Ils arrivèrent au bout de douze minutes supplémentaires, sans se presser. Trois hommes descendirent du camion, dont mon guignol de décembre. Comme je faisais remarquer la demi-heure entre mon appel et leur venue, un de ses collègues répondit :

– Il y a plein de gens dans votre cas. Ça a pété de partout ce matin.

Ils mirent du temps à évacuer l’eau. Le vendeur de calendrier ne me jeta pas un regard, ne m’adressa pas un mot, mais pompa et racla avec une lenteur difficilement supportable et sans se départir d’un mauvais sourire. Le fumier, me dis-je. Alors, à un moment où ils étaient tous les trois dans le garage, je déclarai en regardant celui qui avait l’air le chef mais de manière à ce que chacun entende :

– Vous savez pourquoi vous avez mis 32 minutes à venir ? Pourquoi il a fallu que je rappelle le 18 au bout d’un quart d’heure ? Pourquoi vous agissez ici avec un manque de compétence évident ?

– Oh là ! C’est grave ce que vous dites. Il faut vous calmer.

– Je suis calme. Mais c’est vous qui bientôt ne le serez plus. Car je vais aller voir votre commandant, et M. Barcadi, votre élu à la mairie. Je vais leur parler de vos agissements et de la raison de ces agissements : le fait que je n’ai pas acheté un calendrier à ce monsieur. Ce qui veut dire que vous faites dépendre votre travail de l’argent qu’on vous donne ou pas en plus de votre salaire. Vous savez comment ça s’appelle ?

Seul le chef s’était arrêté de travailler, les deux autres continuant à manier de gros tuyaux aspirants. Je remarquai cependant que l’ironie sur le visage de mon vendeur  s’était transformée en morgue, tout aussi désagréable.

– Vous vous faites un film, reprit le chef.

Avant que je réponde, le vendeur desserra un poil les dents pour lâcher, sans me regarder :

– Vous n’avez pas de preuves.

Ce à quoi je rétorquai :

– J’en ai, et vous venez de m’en donner une supplémentaire.

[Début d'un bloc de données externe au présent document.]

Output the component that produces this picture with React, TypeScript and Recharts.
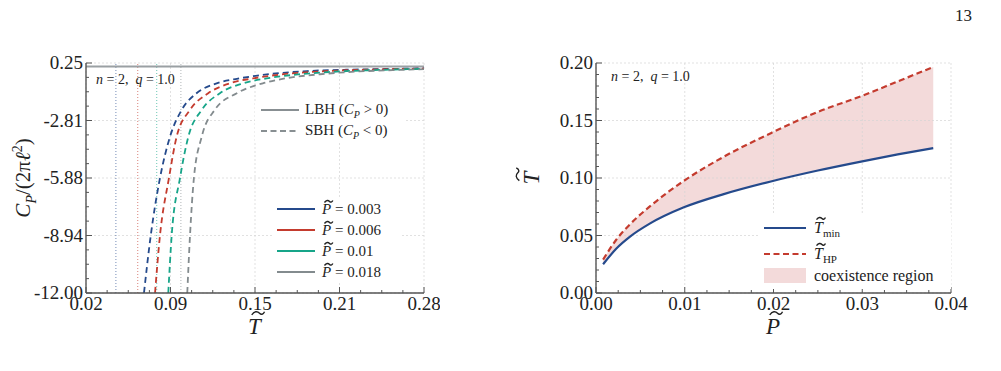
import { ComposedChart, Line, Area, XAxis, YAxis, ReferenceLine } from "recharts";

const SERIF = '"Liberation Serif", "DejaVu Serif", serif';

// ---- left panel: C_P vs T for several pressures (SBH branch, dashed) ----
const T_P003 = [0.0646, 0.0698, 0.0769, 0.0846, 0.0936, 0.105, 0.1205, 0.138, 0.1615, 0.19, 0.22, 0.25, 0.28];
const C_P003 = [-12, -8.94, -5.88, -3.68, -2.25, -1.36, -0.83, -0.57, -0.34, -0.18, -0.11, -0.07, -0.04];
const T_P006 = [0.0731, 0.0769, 0.0838, 0.0897, 0.1, 0.114, 0.1308, 0.1485, 0.17, 0.2, 0.24, 0.28];
const C_P006 = [-12, -8.94, -5.88, -3.68, -2.25, -1.36, -0.83, -0.57, -0.36, -0.2, -0.1, -0.05];
const T_P010 = [0.0833, 0.0859, 0.0923, 0.0987, 0.109, 0.123, 0.141, 0.159, 0.18, 0.21, 0.245, 0.28];
const C_P010 = [-12, -8.94, -5.88, -3.68, -2.25, -1.36, -0.83, -0.57, -0.38, -0.22, -0.12, -0.06];
const T_P018 = [0.0979, 0.1, 0.103, 0.109, 0.119, 0.136, 0.156, 0.175, 0.2, 0.23, 0.26, 0.28];
const C_P018 = [-12, -8.94, -5.88, -3.68, -2.25, -1.36, -0.83, -0.55, -0.35, -0.2, -0.12, -0.08];
// LBH branch only shows as a band just under the top edge
const T_LBH = [0.02, 0.28];
const C_LBH = [0.06, 0.06];
// dotted verticals (T_min for each pressure)
const TMIN_MARKS = [0.043, 0.0598, 0.0744, 0.093];

const PRESSURE_LABELS = ["0.003", "0.006", "0.01", "0.018"];
const PRESSURE_COLORS = ["#254a8c", "#c43b2e", "#17a589", "#838b8e"];

const T_TICKS = [0.02, 0.085, 0.15, 0.215, 0.28];
const T_TICK_LABELS = ["0.02", "0.09", "0.15", "0.21", "0.28"];
const CP_TICKS = [0.25, -2.8125, -5.875, -8.9375, -12];
const CP_TICK_LABELS = ["0.25", "-2.81", "-5.88", "-8.94", "-12.00"];

// ---- right panel: T_min and T_HP vs P ----
const P_VALUES = [0.0008, 0.0023, 0.0038, 0.0061, 0.0099, 0.0144, 0.0197, 0.025, 0.03, 0.034, 0.038];
const T_MIN = [0.025, 0.0387, 0.0488, 0.0605, 0.0745, 0.086, 0.097, 0.1065, 0.1145, 0.1205, 0.126];
const T_HP = [0.029, 0.0465, 0.0595, 0.0755, 0.0975, 0.1185, 0.139, 0.1575, 0.1715, 0.184, 0.1965];

const P_TICKS = [0, 0.01, 0.02, 0.03, 0.04];
const P_TICK_LABELS = ["0.00", "0.01", "0.02", "0.03", "0.04"];
const TT_TICKS = [0, 0.05, 0.1, 0.15, 0.2];
const TT_TICK_LABELS = ["0.00", "0.05", "0.10", "0.15", "0.20"];

const zipRows = (xs: number[], ys: number[]) => xs.map((x, i) => ({ x, y: ys[i] }));
const leftSeries = [
  zipRows(T_P003, C_P003),
  zipRows(T_P006, C_P006),
  zipRows(T_P010, C_P010),
  zipRows(T_P018, C_P018),
];
const lbhRows = zipRows(T_LBH, C_LBH);
const rightRows = P_VALUES.map((p, i) => ({ x: p, tmin: T_MIN[i], thp: T_HP[i], band: [T_MIN[i], T_HP[i]] }));

const withMinors = (majors: number[], per: number) => {
  const out: number[] = [];
  for (let i = 0; i < majors.length - 1; i++) {
    const a = majors[i];
    const b = majors[i + 1];
    for (let k = 0; k < per; k++) out.push(a + ((b - a) * k) / per);
  }
  out.push(majors[majors.length - 1]);
  return out;
};

const FRAME = "#555";
const GRID = "#d4d4d4";

type Side = "bottom" | "left" | "top" | "right";

function makeTick(side: Side, majors: number[], labels?: string[]) {
  return (props: any) => {
    const { x, y, payload } = props;
    const idx = majors.findIndex((m) => Math.abs(m - payload.value) < 1e-9);
    const len = idx >= 0 ? 6 : 3;
    let x2 = x;
    let y2 = y;
    if (side === "bottom") y2 = y - len;
    if (side === "top") y2 = y + len;
    if (side === "left") x2 = x + len;
    if (side === "right") x2 = x - len;
    const label = idx >= 0 && labels ? labels[idx] : null;
    return (
      <g>
        <line x1={x} y1={y} x2={x2} y2={y2} stroke={FRAME} strokeWidth={1} />
        {label && side === "bottom" && (
          <text x={x} y={y + 17} textAnchor="middle" fontSize={19} fontFamily={SERIF} fill="#222">
            {label}
          </text>
        )}
        {label && side === "left" && (
          <text x={x - 3} y={y + 6} textAnchor="end" fontSize={19} fontFamily={SERIF} fill="#222">
            {label}
          </text>
        )}
      </g>
    );
  };
}

function Frame({ xMajors, xLabels, xMinorPer, yMajors, yLabels, yMinorPer }: any) {
  const xTicks = withMinors(xMajors, xMinorPer);
  const yTicks = withMinors(yMajors, yMinorPer);
  const xDomain = [xMajors[0], xMajors[xMajors.length - 1]];
  const yDomain = [Math.min(...yMajors), Math.max(...yMajors)];
  return [
    <XAxis key="xb" xAxisId={0} dataKey="x" type="number" domain={xDomain} allowDataOverflow ticks={xTicks} interval={0}
      tickSize={0} tickMargin={0} tickLine={false} height={30} axisLine={{ stroke: FRAME, strokeWidth: 1.4 }}
      tick={makeTick("bottom", xMajors, xLabels)} />,
    <XAxis key="xt" xAxisId="top" orientation="top" dataKey="x" type="number" domain={xDomain} allowDataOverflow ticks={xTicks}
      interval={0} tickSize={0} tickMargin={0} tickLine={false} height={0} axisLine={{ stroke: FRAME, strokeWidth: 1.4 }}
      tick={makeTick("top", xMajors)} />,
    <YAxis key="yl" yAxisId={0} type="number" domain={yDomain} allowDataOverflow ticks={yTicks} interval={0}
      tickSize={0} tickMargin={0} tickLine={false} width={60} axisLine={{ stroke: FRAME, strokeWidth: 1.4 }}
      tick={makeTick("left", yMajors, yLabels)} />,
    <YAxis key="yr" yAxisId="right" orientation="right" type="number" domain={yDomain} allowDataOverflow ticks={yTicks}
      interval={0} tickSize={0} tickMargin={0} tickLine={false} width={0} axisLine={{ stroke: FRAME, strokeWidth: 1.4 }}
      tick={makeTick("right", yMajors)} />,
    ...xMajors.map((v: number) => (
      <ReferenceLine key={"gx" + v} x={v} stroke={GRID} strokeWidth={0.7} strokeDasharray="2 2" />
    )),
    ...yMajors.map((v: number) => (
      <ReferenceLine key={"gy" + v} y={v} stroke={GRID} strokeWidth={0.7} strokeDasharray="2 2" />
    )),
  ];
}

const abs = (left: number, top: number, extra: any = {}) => ({
  position: "absolute" as const,
  left,
  top,
  fontFamily: SERIF,
  color: "#222",
  whiteSpace: "nowrap" as const,
  lineHeight: 1,
  ...extra,
});

function LegendLine({ left, top, color, dashed, width = 38 }: any) {
  return (
    <svg style={{ position: "absolute", left, top: top - 3 }} width={width} height={6}>
      <line x1={0} y1={3} x2={width} y2={3} stroke={color} strokeWidth={2.2} strokeDasharray={dashed ? "6 3.5" : undefined} />
    </svg>
  );
}

// letter with a wide tilde drawn above it
const Tl = ({ ch }: { ch: string }) => (
  <span style={{ position: "relative", display: "inline-block" }}>
    <i>{ch}</i>
    <svg
      viewBox="0 0 20 6"
      preserveAspectRatio="none"
      style={{ position: "absolute", left: "0.12em", top: "-0.16em", width: "0.62em", height: "0.2em", overflow: "visible" }}
    >
      <path d="M1,5 C5,0 9,0 12,3 C14,5 17,5 19,1" fill="none" stroke="#222" strokeWidth={1.4} vectorEffect="non-scaling-stroke" />
    </svg>
  </span>
);

export default function App() {
  return (
    <div style={{ position: "absolute", left: 0, top: 0, width: 1001, height: 371, background: "#fff", overflow: "hidden" }}>
      <div style={abs(955, 7, { fontSize: 17 })}>13</div>

      {/* left panel */}
      <div style={{ position: "absolute", left: 0, top: 0 }}>
        <ComposedChart width={440} height={340} margin={{ top: 63, left: 26, right: 16, bottom: 17 }}>
          {Frame({ xMajors: T_TICKS, xLabels: T_TICK_LABELS, xMinorPer: 4, yMajors: CP_TICKS, yLabels: CP_TICK_LABELS, yMinorPer: 4 })}
          {TMIN_MARKS.map((t, i) => (
            <ReferenceLine key={"tm" + i} x={t} stroke={PRESSURE_COLORS[i]} strokeWidth={0.8} strokeDasharray="1 2" strokeOpacity={0.8} />
          ))}
          <Line data={lbhRows} dataKey="y" type="linear" stroke="#9aa0a3" strokeWidth={2} dot={false} isAnimationActive={false} />
          {leftSeries.map((rows, i) => (
            <Line key={i} data={rows} dataKey="y" type="monotone" stroke={PRESSURE_COLORS[i]} strokeWidth={1.8}
              strokeDasharray="6 4" dot={false} isAnimationActive={false} />
          ))}
        </ComposedChart>
      </div>
      <div style={abs(96, 73, { fontSize: 14 })}>
        <i>n</i> = 2, &nbsp;<i>q</i> = 1.0
      </div>
      <div style={{ position: "absolute", left: 255, top: 101, width: 150, height: 42, background: "#fff" }} />
      <LegendLine left={261} top={110} color="#888f92" />
      <div style={abs(305, 102, { fontSize: 15 })}>
        LBH (<i>C</i><sub style={{ fontSize: 10 }}><i>P</i></sub> &gt; 0)
      </div>
      <LegendLine left={261} top={131} color="#888f92" dashed />
      <div style={abs(305, 123, { fontSize: 15 })}>
        SBH (<i>C</i><sub style={{ fontSize: 10 }}><i>P</i></sub> &lt; 0)
      </div>
      <div style={{ position: "absolute", left: 272, top: 198, width: 130, height: 85, background: "#fff" }} />
      {PRESSURE_LABELS.map((p, i) => (
        <div key={p}>
          <LegendLine left={277} top={209 + i * 21} color={PRESSURE_COLORS[i]} />
          <div style={abs(322, 202 + i * 21, { fontSize: 15 })}>
            <Tl ch="P" /> = {p}
          </div>
        </div>
      ))}
      <div style={{ position: "absolute", left: 25, top: 178, width: 0, height: 0 }}>
        <div style={abs(0, 0, { fontSize: 21, transform: "translate(-50%, -50%) rotate(-90deg)" })}>
          <i>C</i><sub style={{ fontSize: 14 }}><i>P</i></sub>/(2π<i>ℓ</i><sup style={{ fontSize: 14 }}>2</sup>)
        </div>
      </div>
      <div style={abs(248, 315, { fontSize: 23 })}>
        <Tl ch="T" />
      </div>

      {/* right panel */}
      <div style={{ position: "absolute", left: 500, top: 0 }}>
        <ComposedChart width={480} height={340} data={rightRows} margin={{ top: 63, left: 36, right: 29, bottom: 17 }}>
          {Frame({ xMajors: P_TICKS, xLabels: P_TICK_LABELS, xMinorPer: 4, yMajors: TT_TICKS, yLabels: TT_TICK_LABELS, yMinorPer: 5 })}
          <Area dataKey="band" type="monotone" stroke="none" fill="#f3dada" fillOpacity={1} isAnimationActive={false} />
          <Line dataKey="tmin" type="monotone" stroke="#254a8c" strokeWidth={2.2} dot={false} isAnimationActive={false} />
          <Line dataKey="thp" type="monotone" stroke="#c43b2e" strokeWidth={2.2} strokeDasharray="6 3.5" dot={false} isAnimationActive={false} />
        </ComposedChart>
      </div>
      <div style={abs(611, 70, { fontSize: 14 })}>
        <i>n</i> = 2, &nbsp;<i>q</i> = 1.0
      </div>
      <div style={{ position: "absolute", left: 758, top: 215, width: 193, height: 74, background: "#fff" }} />
      <LegendLine left={764} top={228} color="#254a8c" width={42} />
      <div style={abs(814, 220, { fontSize: 16 })}>
        <Tl ch="T" /><sub style={{ fontSize: 11 }}>min</sub>
      </div>
      <LegendLine left={764} top={254} color="#c43b2e" width={42} dashed />
      <div style={abs(814, 246, { fontSize: 16 })}>
        <Tl ch="T" /><sub style={{ fontSize: 11 }}>HP</sub>
      </div>
      <div style={{ position: "absolute", left: 764, top: 268, width: 42, height: 15, background: "#f3dada" }} />
      <div style={abs(814, 268, { fontSize: 16 })}>coexistence region</div>
      <div style={{ position: "absolute", left: 531, top: 178, width: 0, height: 0 }}>
        <div style={abs(0, 0, { fontSize: 23, transform: "translate(-50%, -50%) rotate(-90deg)" })}>
          <Tl ch="T" />
        </div>
      </div>
      <div style={abs(766, 315, { fontSize: 23 })}>
        <Tl ch="P" />
      </div>
    </div>
  );
}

La fin de l’opération se déroula dans un silence de plomb. Il faut dire que je montai à l’étage et les laissai terminer. Quand ils eurent fini, le chef m’appela. Je le trouvai seul, les deux autres s’affairaient à l’arrière du camion.

– Voilà, on a fait ce qu’on pouvait. Vous devriez appeler EDF.

– Ok.

– Et pour ce que vous avez dit tout à l’heure, excusez-nous, on est un peu à cran en ce moment. Y’a beaucoup de travail et l’ambiance est pas terrible en interne. Ça peut expliquer des choses…

Je le regardai. Il avait l’air sincère, légèrement abattu.

– Je comprends, dis-je, sans préciser davantage.

Je n’eus pas l’occasion de rappeler les pompiers au cours des mois qui suivirent, et ne pus vérifier si ma menace avait porté. Vu les réactions, je considérai que oui.

À la fin de cette année riche en mises au point – la déloyauté devenait la règle et il fallait se battre pour tout désormais –, je m’étais aguerri. J’étais prêt à refuser d’acheter les calendriers, sans me justifier devant ces mal habitués. Mais je n’eus pas à le faire : ils ne sonnèrent plus jamais à la maison.

2 commentaires

  1. J’ai bien ri. Je n’oserai jamais. Mais vous n’avez pas tort : ces ventes forcées, c’est abusif et ça ne sert à rien. J’ai donné pour cette abnée, mais je réfléchirai l’an prochain!